An Interview with Helen Ruger about the Laidlaw Scholars Program (Part 2)

Bust of Hippocrates; photo credit: Pixabay.

Last month, I spoke with a Laidlaw scholar about her introduction to the program, her experiences with faculty mentorship, and the topic she chose to research in her first summer. This month, we’ll be discussing her second summer with the program and the interdisciplinary nature of her work and the Laidlaw program as a whole.

Helen: In Summer 2, I was very interested in starting to research the classical concepts of the female body. I was interested in medicine, because it provides a space to talk about sociopolitical agendas as they intersect upon the female body and how texts work to construct ideals of gender. I started looking at the Hippocratic corpus and works on women in that corpus. One example is a text called Diseases of Young Girls. My mentor then introduced me to Soranus, who was a Greek gynecologist who wrote in the 2nd century AD. I became interested in looking at how Soranus conceptualizes the psyche. He allows for mental intervention into the reproductive process, which is dramatically different from the Hippocratics who focus on physiology rather than the female mind. Soranus’ work is fascinating to me because of the ways in which he speaks about the interactions between the physical and the mental, and how these interactions endow the female patient with agency in important ways. In my research project, I asked what Soranus’ conceptualization of the psyche’s intervention means for ideas of the female patient as agent. Agency in Greek medicine is often relegated to men; male patients can have agency, but female patients are objects.

Virginia: Both of your projects are very interdisciplinary, and you were able to bring in your interests in different fields. Did you find that the Laidlaw program was a good environment for doing something of that sort?
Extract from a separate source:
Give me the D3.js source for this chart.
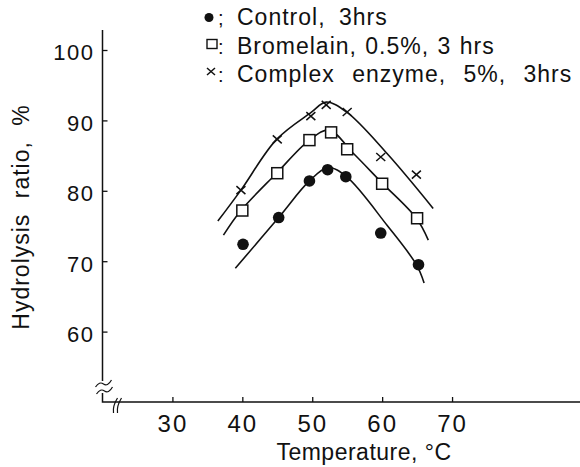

Helen: I think one of the most interesting parts of the program is that there’s a research cohort, especially in the first summer. You’re meeting every week and hearing about your peers’ topics. It’s mind-blowing to see how cool everyone is and how engaged they are with ideas that I could never conceptualize. That part of the program is steeped in its mission. I do think it’s because it’s a self-designed research program, at least in the humanities (I know some of my science peers were part of labs, so their work was more delineated by the lab’s agenda or the PI’s agenda). But in the humanities, it’s very self-directed. Really, your research abilities and your need to find any sort of lens to use for your project are the only barrier to entry. So, I would say that Laidlaw lets you be very interdisciplinary.